New Product Manager aims for circularity at scale
Author: David Parker, Product Manager at Madaster
To quote my fellow American, John Adams, “every problem is an opportunity in disguise.” These are words that have guided my career and life thus far, and will continue to do so now that I’ve joined Madaster as Product Manager. I’ll leverage my experience in architecture, building performance, real estate portfolio management, and circularity to advance the development of the Madaster Platform together with our visionary team.
My work can be described by three main elements, all geared toward achieving circularity at scale in the built environment. First, I’ll focus on delivering value to our clients by discussing and distilling their evolving challenges related to transitioning to a circular model of construction. Second, I’ll develop expertise on the latest European and country-specific circular economy regulations and initiatives. Third, I’ll collaborate with our development team to deliver cutting-edge software that responds to client demand and the political climate.
How did I come to join Madaster? Well, that requires a little backstory.
Early in my career, like many building sustainability professionals in the early 2010’s, my work focused on reducing the operational emissions associated with energy and water usage. As a community, we’d celebrate our wins, thinking “if only we could make all buildings net-zero energy, then all our sustainability problems would be solved!”.
What we failed to acknowledge then were the “invisible” environmental damages caused by constructing, maintaining, and disposing of buildings. In our defense, we couldn’t measure the “invisible” because the data didn’t yet exist. Since then, in places like the European Union, mandatory reporting standards at the material- and product-level have begun making these data available and new insights possible.

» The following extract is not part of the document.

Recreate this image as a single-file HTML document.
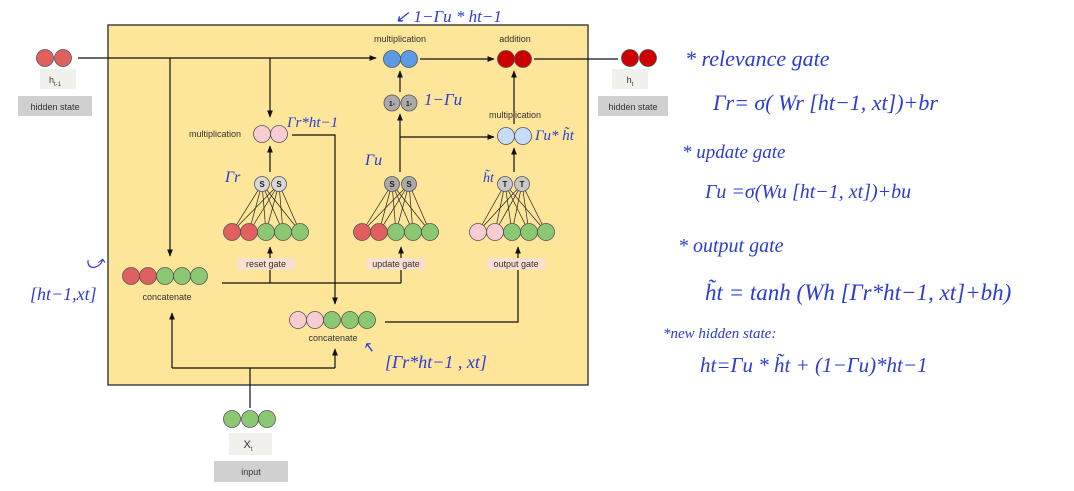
<!DOCTYPE html>
<html><head><meta charset="utf-8"><style>
body{margin:0;background:#fff;}
svg{display:block;font-family:"Liberation Sans",sans-serif;}
.l{font-size:9px;fill:#333;}
.h{font-family:"Liberation Serif",serif;font-style:italic;fill:#2b3bd6;}
</style></head><body>
<svg width="1074" height="491" viewBox="0 0 1074 491">
<defs><marker id="a" viewBox="0 0 10 10" refX="9" refY="5" markerWidth="6" markerHeight="6" orient="auto"><path d="M0,1 L10,5 L0,9z" fill="#111"/></marker></defs>
<rect x="108" y="25" width="480" height="360" fill="#fde59a" stroke="#444" stroke-width="1.5"/>
<g stroke="#111" stroke-width="1.2" fill="none">
<path d="M78,58 H376" marker-end="url(#a)"/>
<path d="M420,59 H494" marker-end="url(#a)"/>
<path d="M534,59 H618"/>
<path d="M170,58 V256" marker-end="url(#a)"/>
<path d="M270,58 V117" marker-end="url(#a)"/>
<path d="M292,135 H335 V304" marker-end="url(#a)"/>
<path d="M270,172 V146" marker-end="url(#a)"/>
<path d="M400,172 V114" marker-end="url(#a)"/>
<path d="M400,92 V71" marker-end="url(#a)"/>
<path d="M400,137 H494" marker-end="url(#a)"/>
<path d="M514,172 V148" marker-end="url(#a)"/>
<path d="M514,124 V71" marker-end="url(#a)"/>
<path d="M222,283 H401"/>
<path d="M270,283 V247" marker-end="url(#a)"/>
<path d="M401,283 V247" marker-end="url(#a)"/>
<path d="M385,322 H518 V247" marker-end="url(#a)"/>
<path d="M250,408 V368 M172,368 H335"/>
<path d="M172,368 V313" marker-end="url(#a)"/>
<path d="M335,368 V349" marker-end="url(#a)"/>
</g>
<g stroke="#222" stroke-width="0.7">
<path d="M232,232 L262,184 M232,232 L279,184 M249,232 L262,184 M249,232 L279,184 M266,232 L262,184 M266,232 L279,184 M283,232 L262,184 M283,232 L279,184 M300,232 L262,184 M300,232 L279,184"/>
<path d="M362,232 L392,184 M362,232 L409,184 M379,232 L392,184 M379,232 L409,184 M396,232 L392,184 M396,232 L409,184 M413,232 L392,184 M413,232 L409,184 M430,232 L392,184 M430,232 L409,184"/>
<path d="M478,232 L505,184 M478,232 L522,184 M495,232 L505,184 M495,232 L522,184 M512,232 L505,184 M512,232 L522,184 M529,232 L505,184 M529,232 L522,184 M546,232 L505,184 M546,232 L522,184"/>
</g>
<g stroke="#555" stroke-width="0.8">
<circle cx="45" cy="58" r="8.5" fill="#e06060"/><circle cx="63" cy="58" r="8.5" fill="#e06060"/>
<circle cx="630" cy="58" r="8.5" fill="#cc0000"/><circle cx="648" cy="58" r="8.5" fill="#cc0000"/>
<circle cx="392" cy="59" r="8.5" fill="#5b9be6"/><circle cx="409" cy="59" r="8.5" fill="#5b9be6"/>
<circle cx="506" cy="59" r="8.5" fill="#cc0000"/><circle cx="523" cy="59" r="8.5" fill="#cc0000"/>
<circle cx="392" cy="103" r="8" fill="#aaa"/><circle cx="409" cy="103" r="8" fill="#aaa"/>
<circle cx="262" cy="134" r="8.5" fill="#f7cdd3"/><circle cx="279" cy="134" r="8.5" fill="#f7cdd3"/>
<circle cx="506" cy="136" r="8.5" fill="#c6dcf7"/><circle cx="523" cy="136" r="8.5" fill="#c6dcf7"/>
<circle cx="262" cy="184" r="7.5" fill="#d8d8d8"/><circle cx="279" cy="184" r="7.5" fill="#d8d8d8"/>
<circle cx="392" cy="184" r="7.5" fill="#aaa"/><circle cx="409" cy="184" r="7.5" fill="#aaa"/>
<circle cx="505" cy="184" r="7.5" fill="#c8c8c8"/><circle cx="522" cy="184" r="7.5" fill="#c8c8c8"/>
<circle cx="232" cy="232" r="8.5" fill="#e06060"/><circle cx="249" cy="232" r="8.5" fill="#e06060"/><circle cx="266" cy="232" r="8.5" fill="#8cc874"/><circle cx="283" cy="232" r="8.5" fill="#8cc874"/><circle cx="300" cy="232" r="8.5" fill="#8cc874"/>
<circle cx="362" cy="232" r="8.5" fill="#e06060"/><circle cx="379" cy="232" r="8.5" fill="#e06060"/><circle cx="396" cy="232" r="8.5" fill="#8cc874"/><circle cx="413" cy="232" r="8.5" fill="#8cc874"/><circle cx="430" cy="232" r="8.5" fill="#8cc874"/>
<circle cx="478" cy="232" r="8.5" fill="#f7cdd3"/><circle cx="495" cy="232" r="8.5" fill="#f7cdd3"/><circle cx="512" cy="232" r="8.5" fill="#8cc874"/><circle cx="529" cy="232" r="8.5" fill="#8cc874"/><circle cx="546" cy="232" r="8.5" fill="#8cc874"/>
<circle cx="131" cy="276" r="8.5" fill="#e06060"/><circle cx="148" cy="276" r="8.5" fill="#e06060"/><circle cx="165" cy="276" r="8.5" fill="#8cc874"/><circle cx="182" cy="276" r="8.5" fill="#8cc874"/><circle cx="199" cy="276" r="8.5" fill="#8cc874"/>
<circle cx="298" cy="320" r="8.5" fill="#f7cdd3"/><circle cx="315" cy="320" r="8.5" fill="#f7cdd3"/><circle cx="332" cy="320" r="8.5" fill="#8cc874"/><circle cx="350" cy="320" r="8.5" fill="#8cc874"/><circle cx="367" cy="320" r="8.5" fill="#8cc874"/>
<circle cx="232" cy="419" r="8.5" fill="#8cc874"/><circle cx="250" cy="419" r="8.5" fill="#8cc874"/><circle cx="267" cy="419" r="8.5" fill="#8cc874"/>
</g>
<g font-size="8" font-weight="bold" text-anchor="middle" fill="#222">
<text x="262" y="187">S</text><text x="279" y="187">S</text>
<text x="392" y="187">S</text><text x="409" y="187">S</text>
<text x="505" y="187">T</text><text x="522" y="187">T</text>
<text x="392" y="106" font-size="7">1-</text><text x="409" y="106" font-size="7">1-</text>
</g>
<rect x="237" y="258" width="58" height="12" fill="#fbe0d0"/><rect x="367" y="258" width="58" height="12" fill="#fbe0d0"/><rect x="487" y="258" width="58" height="12" fill="#fbe0d0"/>
<g class="l" text-anchor="middle" font-size="7.5">
<text x="266" y="267">reset gate</text><text x="396" y="267">update gate</text><text x="516" y="267">output gate</text>
</g>
<g class="l" text-anchor="middle">
<text x="400" y="42">multiplication</text><text x="515" y="42">addition</text>
<text x="515" y="118">multiplication</text><text x="215" y="137">multiplication</text>
<text x="167" y="300">concatenate</text><text x="333" y="341">concatenate</text>
</g>
<rect x="40" y="69" width="36" height="20" fill="#f1f0ec"/><rect x="18" y="96" width="74" height="20" fill="#d0d0d0"/>
<rect x="612" y="69" width="36" height="20" fill="#f1f0ec"/><rect x="598" y="96" width="70" height="20" fill="#d0d0d0"/>
<rect x="229" y="433" width="43" height="22" fill="#f1f0ec"/><rect x="214" y="461" width="74" height="21" fill="#d0d0d0"/>
<g class="l" text-anchor="middle">
<text x="55" y="83">h<tspan font-size="6" dy="3">t-1</tspan></text><text x="55" y="110">hidden state</text>
<text x="630" y="83">h<tspan font-size="6" dy="3">t</tspan></text><text x="633" y="110">hidden state</text>
<text x="248" y="448" font-size="11">X<tspan font-size="6" dy="3">t</tspan></text><text x="251" y="475">input</text>
</g>
<g class="h">
<text x="395" y="22" font-size="17">↙ 1−Γu * ht−1</text>
<text x="424" y="105" font-size="17">1−Γu</text>
<text x="287" y="127" font-size="15">Γr*ht−1</text>
<text x="225" y="182" font-size="16">Γr</text>
<text x="365" y="165" font-size="16">Γu</text>
<text x="483" y="182" font-size="14">h̃t</text>
<text x="535" y="140" font-size="15">Γu* h̃t</text>
<text x="30" y="300" font-size="18">[ht−1,xt]</text>
<text x="85" y="268" font-size="18">⤻</text>
<text x="385" y="368" font-size="18">[Γr*ht−1 , xt]</text>
<text x="362" y="352" font-size="15">↖</text>
<text x="685" y="66" font-size="22">* relevance gate</text>
<text x="713" y="110" font-size="22">Γr= σ( Wr [ht−1, xt])+br</text>
<text x="682" y="158" font-size="19">* update gate</text>
<text x="705" y="198" font-size="20">Γu =σ(Wu [ht−1, xt])+bu</text>
<text x="678" y="252" font-size="20">* output gate</text>
<text x="705" y="300" font-size="23">h̃t = tanh (Wh [Γr*ht−1, xt]+bh)</text>
<text x="663" y="338" font-size="15">*new hidden state:</text>
<text x="700" y="372" font-size="21">ht=Γu * h̃t + (1−Γu)*ht−1</text>
</g>
</svg>
</body></html>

For example, it’s now well understood that embodied emissions, and not operational emissions, tend to be the largest portion of emissions associated with a building’s lifecycle. Thus, to reduce carbon emissions at a global scale, our calculations must expand to include how raw materials are extracted, manufactured into products, transported to buildings, installed, maintained, and eventually disassembled. Insights like these are only possible with growing access to reliable data.
To take it a step further, we must avoid zero- or low-value end-of-life scenarios for construction materials, such as landfill, backfill, or incineration. Keeping materials “in the loop” is a significant challenge that requires integration of supply chain actors across all phases of a material or product’s lifecycle. Here, again, to achieve circularity at scale we need standardized and trustworthy data that can be easily shared between stakeholders.
This is where Madaster comes in. Our software connects actors across the built environment with material and product databases, empowering them to make more informed decisions that reduce environmental impact. Registering materials and products as subcomponents of a building asset means that they themselves become assets with residual value – thus creating new sources of value for real estate owners and exciting potential for secondary markets. Connecting materials and products to a single cadastral location allows quantities to be understood at regional levels, which can illuminate opportunities for urban mining to combat the growing issue of resource scarcity. Achieving all of this at scale opens space for groundbreaking industry transition through the production and sharing of new forms of data. I’m thrilled by the opportunity to join Madaster in shaping the data-driven future of the circular built environment.
Outside of Madaster, I’m a husband, father, friend and son. I enjoy spending quality time with friends and family over a good meal and hiking in the great outdoors.